While some transitions to renewable capturers may be influenced by financial incentives, recent advancements including increased output per unit (bigger blades + taller towers), simplified onsite assembly/construction, and end-of-life recycling have largely contributed [2]. (As more companies invest in the construction of turbines, residents of such areas can switch their electricity supplier, but weigh the pros and cons of each).

Upon first in development in 1978, turbines were relatively small with easier maintenance but produced little energy. Following decades of structural improvements, both blade length and tower height have increased to approximately 360 feet (blade) and 800 feet (tower) allowing for more wind-to-blade surface area and resulting energy. (Due to concurrent improvements in generator efficiency, conversion allows significantly greater electrical production). With increases in size, large-scale manufacturing and assembly proved quite difficult until fabricators were able to standardize designs allowing for interlocking components to be machined. Once all pieces are onsite, workers can then effectively assemble the wind turbine with eventual easier maintenance and safety. With respect to aging units beyond feasible repair, additional efforts are being made to disassemble their structures and recycle all possible materials for refinement and eventual reuse.

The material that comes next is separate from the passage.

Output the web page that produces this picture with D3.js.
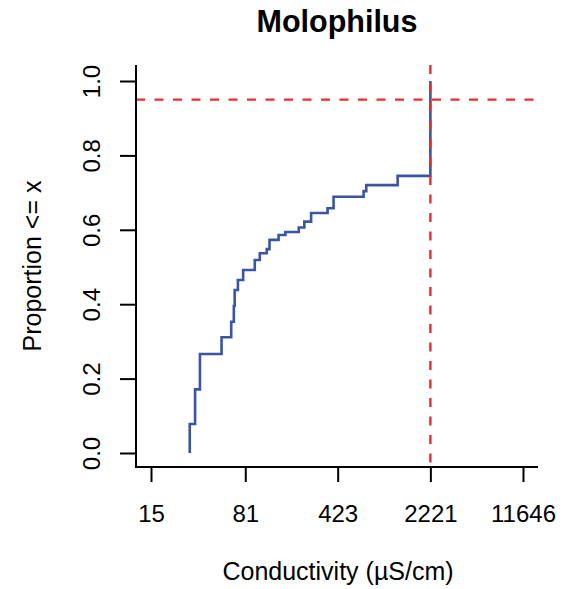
<!DOCTYPE html>
<html>
<head>
<meta charset="utf-8">
<script src="https://cdn.jsdelivr.net/npm/d3@7"></script>
<style>
  html, body { margin: 0; padding: 0; background: #fff; }
  svg { display: block; font-family: "Liberation Sans", Arial, Helvetica, sans-serif; }
</style>
</head>
<body>
<svg id="chart" width="580" height="589"></svg>
<script>
// ---- data ----
const titleText = "Molophilus";
const xLabelText = "Conductivity (µS/cm)";
const yLabelText = "Proportion <= x";
const conductivity = [30, 33, 36, 53, 63, 66, 67, 71, 78, 96, 105, 119, 125, 147, 166, 211, 233, 263, 353, 393, 673, 706, 1237, 2221];
const proportion   = [0.078, 0.171, 0.266, 0.311, 0.353, 0.395, 0.438, 0.465, 0.492, 0.519, 0.537, 0.548, 0.573, 0.586, 0.594, 0.606, 0.622, 0.645, 0.658, 0.689, 0.704, 0.720, 0.745, 1.0];
const xTickValues = [15, 81, 423, 2221, 11646];
const yTickValues = [0, 0.2, 0.4, 0.6, 0.8, 1.0];
const thresholdX = 2221;
const thresholdY = 0.95;

// ---- layout ----
const box = { left: 136, right: 538, top: 65, bottom: 467 };
const svg = d3.select("#chart");

const x = d3.scaleLog().domain([15, 11646]).range([151, 523]);
const y = d3.scaleLinear().domain([0, 1]).range([453, 81]);

const blue = "#3B54A4";
const red = "#EE2B2E";

// ECDF step line
const pts = [[conductivity[0], 0]].concat(conductivity.map((c, i) => [c, proportion[i]]));
const line = d3.line()
  .x(d => x(d[0]))
  .y(d => y(d[1]))
  .curve(d3.curveStepAfter);

svg.append("path")
  .datum(pts)
  .attr("d", line)
  .attr("fill", "none")
  .attr("stroke", blue)
  .attr("stroke-width", 2.6);

// reference lines
svg.append("line")
  .attr("x1", box.left).attr("x2", box.right + 2)
  .attr("y1", y(thresholdY)).attr("y2", y(thresholdY))
  .attr("stroke", red).attr("stroke-width", 2.4)
  .attr("stroke-dasharray", "9,9.5");

svg.append("line")
  .attr("x1", x(thresholdX)).attr("x2", x(thresholdX))
  .attr("y1", box.top).attr("y2", box.bottom)
  .attr("stroke", red).attr("stroke-width", 2.4)
  .attr("stroke-dasharray", "9,9.5");

// box (L shape)
svg.append("path")
  .attr("d", `M${box.left},${box.top}V${box.bottom}H${box.right}`)
  .attr("fill", "none")
  .attr("stroke", "#000")
  .attr("stroke-width", 2);

// x axis
const xAxis = d3.axisBottom(x)
  .tickValues(xTickValues)
  .tickFormat(d3.format("d"))
  .tickSize(15)
  .tickPadding(23);
const gx = svg.append("g")
  .attr("transform", `translate(0,${box.bottom})`)
  .call(xAxis);
gx.select(".domain").remove();
gx.selectAll(".tick line").attr("stroke", "#000").attr("stroke-width", 2);
gx.selectAll(".tick text")
  .attr("font-size", 24)
  .attr("font-family", "Liberation Sans, Arial, sans-serif")
  .attr("fill", "#000");

// y axis
const yAxis = d3.axisLeft(y)
  .tickValues(yTickValues)
  .tickFormat(d3.format(".1f"))
  .tickSize(16);
const gy = svg.append("g")
  .attr("transform", `translate(${box.left},0)`)
  .call(yAxis);
gy.select(".domain").remove();
gy.selectAll(".tick line").attr("stroke", "#000").attr("stroke-width", 2);
gy.selectAll(".tick text")
  .attr("x", null).attr("dy", null)
  .attr("font-size", 24)
  .attr("font-family", "Liberation Sans, Arial, sans-serif")
  .attr("fill", "#000")
  .attr("text-anchor", "middle")
  .attr("transform", `translate(${100 - box.left},0) rotate(-90)`);

// title
svg.append("text")
  .attr("x", 337).attr("y", 32)
  .attr("text-anchor", "middle")
  .attr("font-size", 30.5)
  .attr("font-weight", "bold")
  .attr("fill", "#000")
  .text(titleText);

// x label
svg.append("text")
  .attr("x", 338).attr("y", 580)
  .attr("text-anchor", "middle")
  .attr("font-size", 25)
  .attr("fill", "#000")
  .text(xLabelText);

// y label
svg.append("text")
  .attr("transform", `translate(41,${(box.top + box.bottom) / 2}) rotate(-90)`)
  .attr("text-anchor", "middle")
  .attr("font-size", 25)
  .attr("fill", "#000")
  .text(yLabelText);
</script>
</body>
</html>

Unlike other capturers for coal, natural gas, and petroleum, this is possible due to primarily being comprised of easily recoverable metal and concrete.

In respect to all wind turbine contributions, whether it’s design, manufacturing, transportation, assembly, or maintenance, its technology has come a long way since 1978 and will hopefully continue to progress alongside other renewable innovations.